+++ Given records

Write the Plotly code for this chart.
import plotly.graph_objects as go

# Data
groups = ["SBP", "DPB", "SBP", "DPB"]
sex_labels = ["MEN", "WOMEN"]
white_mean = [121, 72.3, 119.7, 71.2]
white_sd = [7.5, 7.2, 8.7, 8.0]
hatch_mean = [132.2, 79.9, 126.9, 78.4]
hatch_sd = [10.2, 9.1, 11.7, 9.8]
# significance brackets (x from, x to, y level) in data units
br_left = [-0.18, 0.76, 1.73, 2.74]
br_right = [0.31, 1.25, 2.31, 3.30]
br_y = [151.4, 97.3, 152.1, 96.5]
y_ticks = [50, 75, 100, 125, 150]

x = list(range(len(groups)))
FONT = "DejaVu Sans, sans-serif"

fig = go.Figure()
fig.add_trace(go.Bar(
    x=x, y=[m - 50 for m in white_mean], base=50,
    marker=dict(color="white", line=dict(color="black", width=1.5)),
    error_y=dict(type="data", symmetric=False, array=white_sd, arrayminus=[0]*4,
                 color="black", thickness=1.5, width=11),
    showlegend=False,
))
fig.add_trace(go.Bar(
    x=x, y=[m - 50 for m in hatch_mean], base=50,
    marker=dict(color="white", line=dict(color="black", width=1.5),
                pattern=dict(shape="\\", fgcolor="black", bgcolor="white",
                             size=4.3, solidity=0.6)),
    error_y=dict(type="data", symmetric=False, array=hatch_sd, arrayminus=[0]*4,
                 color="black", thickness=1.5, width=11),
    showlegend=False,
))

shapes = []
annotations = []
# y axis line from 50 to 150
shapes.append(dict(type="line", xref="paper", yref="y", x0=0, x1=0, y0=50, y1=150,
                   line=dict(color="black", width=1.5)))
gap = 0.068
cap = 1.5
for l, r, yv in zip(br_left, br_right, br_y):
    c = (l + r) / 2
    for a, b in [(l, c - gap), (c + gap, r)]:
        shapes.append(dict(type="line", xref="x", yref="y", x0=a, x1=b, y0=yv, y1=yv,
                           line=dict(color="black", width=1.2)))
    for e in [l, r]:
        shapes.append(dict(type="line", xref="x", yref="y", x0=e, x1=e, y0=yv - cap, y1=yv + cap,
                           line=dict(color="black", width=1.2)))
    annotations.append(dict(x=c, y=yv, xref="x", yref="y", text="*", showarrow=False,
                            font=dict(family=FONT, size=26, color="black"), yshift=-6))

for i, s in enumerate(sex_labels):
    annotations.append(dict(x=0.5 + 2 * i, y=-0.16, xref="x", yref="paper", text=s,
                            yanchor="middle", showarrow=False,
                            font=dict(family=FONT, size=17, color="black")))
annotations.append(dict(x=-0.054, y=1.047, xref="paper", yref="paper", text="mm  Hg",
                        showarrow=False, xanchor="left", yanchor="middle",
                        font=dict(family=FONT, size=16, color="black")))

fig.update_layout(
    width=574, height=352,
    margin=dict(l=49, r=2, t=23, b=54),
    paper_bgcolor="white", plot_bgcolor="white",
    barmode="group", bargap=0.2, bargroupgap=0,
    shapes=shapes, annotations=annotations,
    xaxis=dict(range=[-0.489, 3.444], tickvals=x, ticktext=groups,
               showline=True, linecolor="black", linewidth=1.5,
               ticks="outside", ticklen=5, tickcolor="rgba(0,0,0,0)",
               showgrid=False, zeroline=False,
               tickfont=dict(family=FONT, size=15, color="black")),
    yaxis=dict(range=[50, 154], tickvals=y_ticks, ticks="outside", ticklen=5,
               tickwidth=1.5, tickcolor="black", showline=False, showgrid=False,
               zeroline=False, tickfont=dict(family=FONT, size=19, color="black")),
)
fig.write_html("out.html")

++++++
+++ Given records

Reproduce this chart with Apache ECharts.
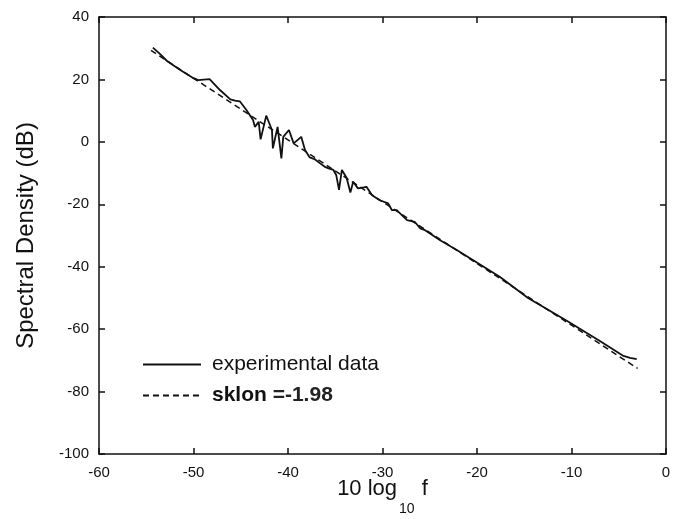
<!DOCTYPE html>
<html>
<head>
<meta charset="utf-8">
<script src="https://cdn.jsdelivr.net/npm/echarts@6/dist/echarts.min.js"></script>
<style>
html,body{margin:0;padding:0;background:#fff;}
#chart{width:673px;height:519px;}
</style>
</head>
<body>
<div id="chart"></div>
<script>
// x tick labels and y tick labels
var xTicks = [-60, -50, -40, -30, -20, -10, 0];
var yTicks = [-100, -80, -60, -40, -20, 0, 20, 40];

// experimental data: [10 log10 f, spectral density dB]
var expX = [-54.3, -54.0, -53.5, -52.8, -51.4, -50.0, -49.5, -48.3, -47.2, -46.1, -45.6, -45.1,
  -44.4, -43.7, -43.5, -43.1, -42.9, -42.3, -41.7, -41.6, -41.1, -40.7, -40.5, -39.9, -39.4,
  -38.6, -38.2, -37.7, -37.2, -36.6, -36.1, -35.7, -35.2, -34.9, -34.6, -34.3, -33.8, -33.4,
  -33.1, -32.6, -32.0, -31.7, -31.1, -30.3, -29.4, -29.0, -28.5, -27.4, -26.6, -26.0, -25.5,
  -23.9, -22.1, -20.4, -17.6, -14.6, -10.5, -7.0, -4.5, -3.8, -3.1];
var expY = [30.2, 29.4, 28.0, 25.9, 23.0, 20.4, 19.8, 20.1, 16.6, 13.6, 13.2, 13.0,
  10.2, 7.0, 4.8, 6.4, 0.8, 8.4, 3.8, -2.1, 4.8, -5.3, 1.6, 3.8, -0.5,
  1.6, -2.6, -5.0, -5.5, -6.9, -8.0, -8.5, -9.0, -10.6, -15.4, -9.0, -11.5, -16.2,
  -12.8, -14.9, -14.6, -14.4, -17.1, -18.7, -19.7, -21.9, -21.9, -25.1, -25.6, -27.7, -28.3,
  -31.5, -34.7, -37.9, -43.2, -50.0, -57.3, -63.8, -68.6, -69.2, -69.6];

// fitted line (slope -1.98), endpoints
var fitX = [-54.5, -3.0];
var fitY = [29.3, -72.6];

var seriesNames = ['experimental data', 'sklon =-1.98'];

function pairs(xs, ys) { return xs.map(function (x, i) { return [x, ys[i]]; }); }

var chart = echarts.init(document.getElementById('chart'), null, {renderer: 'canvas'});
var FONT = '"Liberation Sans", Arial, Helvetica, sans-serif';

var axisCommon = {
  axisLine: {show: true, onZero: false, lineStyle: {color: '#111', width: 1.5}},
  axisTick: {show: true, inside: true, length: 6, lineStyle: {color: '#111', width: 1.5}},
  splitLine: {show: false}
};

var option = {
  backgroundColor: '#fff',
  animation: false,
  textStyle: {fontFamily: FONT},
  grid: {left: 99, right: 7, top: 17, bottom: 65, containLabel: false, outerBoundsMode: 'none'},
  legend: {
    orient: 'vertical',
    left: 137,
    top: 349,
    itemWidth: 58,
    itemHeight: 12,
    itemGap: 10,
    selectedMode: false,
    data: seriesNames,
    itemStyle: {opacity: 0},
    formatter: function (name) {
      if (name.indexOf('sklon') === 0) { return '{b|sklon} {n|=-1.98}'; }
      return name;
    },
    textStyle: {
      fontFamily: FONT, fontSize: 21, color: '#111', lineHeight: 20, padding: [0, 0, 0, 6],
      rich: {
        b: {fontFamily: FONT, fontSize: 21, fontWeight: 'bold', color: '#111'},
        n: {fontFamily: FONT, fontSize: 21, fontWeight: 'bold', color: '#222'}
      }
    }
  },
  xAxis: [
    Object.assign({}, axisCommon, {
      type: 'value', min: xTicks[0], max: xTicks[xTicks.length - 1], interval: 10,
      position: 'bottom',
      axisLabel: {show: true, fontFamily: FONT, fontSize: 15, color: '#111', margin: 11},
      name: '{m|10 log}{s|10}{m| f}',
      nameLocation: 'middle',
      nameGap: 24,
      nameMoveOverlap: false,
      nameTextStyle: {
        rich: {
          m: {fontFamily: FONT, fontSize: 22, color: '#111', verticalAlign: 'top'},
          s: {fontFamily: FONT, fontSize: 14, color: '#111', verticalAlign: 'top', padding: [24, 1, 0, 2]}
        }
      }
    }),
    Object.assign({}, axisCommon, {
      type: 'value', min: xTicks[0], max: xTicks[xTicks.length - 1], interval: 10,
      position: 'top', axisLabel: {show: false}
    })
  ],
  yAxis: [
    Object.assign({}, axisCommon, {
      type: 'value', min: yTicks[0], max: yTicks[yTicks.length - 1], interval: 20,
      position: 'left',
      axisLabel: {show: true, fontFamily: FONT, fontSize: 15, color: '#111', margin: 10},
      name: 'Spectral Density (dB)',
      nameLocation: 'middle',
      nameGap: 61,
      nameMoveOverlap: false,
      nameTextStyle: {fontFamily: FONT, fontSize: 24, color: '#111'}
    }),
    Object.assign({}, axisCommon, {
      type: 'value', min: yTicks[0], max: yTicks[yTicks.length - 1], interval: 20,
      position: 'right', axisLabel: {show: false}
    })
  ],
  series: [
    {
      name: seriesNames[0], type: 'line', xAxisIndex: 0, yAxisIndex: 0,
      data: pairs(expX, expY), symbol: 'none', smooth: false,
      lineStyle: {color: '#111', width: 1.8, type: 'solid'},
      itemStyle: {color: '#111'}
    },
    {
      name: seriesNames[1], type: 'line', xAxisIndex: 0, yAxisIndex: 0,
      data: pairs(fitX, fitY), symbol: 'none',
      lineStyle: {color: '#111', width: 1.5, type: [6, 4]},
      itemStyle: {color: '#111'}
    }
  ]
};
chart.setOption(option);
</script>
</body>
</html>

++++++

Objective: Nothing but the lines from the one containing "Reproduce this chart with Apache ECharts." through the one containing "var yTicks = [-100, -80, -60, -40, -20, 0, 20, 40];" should appear in your copy, exactly as written and without pictures.

Output for this exercise:
Reproduce this chart with Apache ECharts.
<!DOCTYPE html>
<html>
<head>
<meta charset="utf-8">
<script src="https://cdn.jsdelivr.net/npm/echarts@6/dist/echarts.min.js"></script>
<style>
html,body{margin:0;padding:0;background:#fff;}
#chart{width:673px;height:519px;}
</style>
</head>
<body>
<div id="chart"></div>
<script>
// x tick labels and y tick labels
var xTicks = [-60, -50, -40, -30, -20, -10, 0];
var yTicks = [-100, -80, -60, -40, -20, 0, 20, 40];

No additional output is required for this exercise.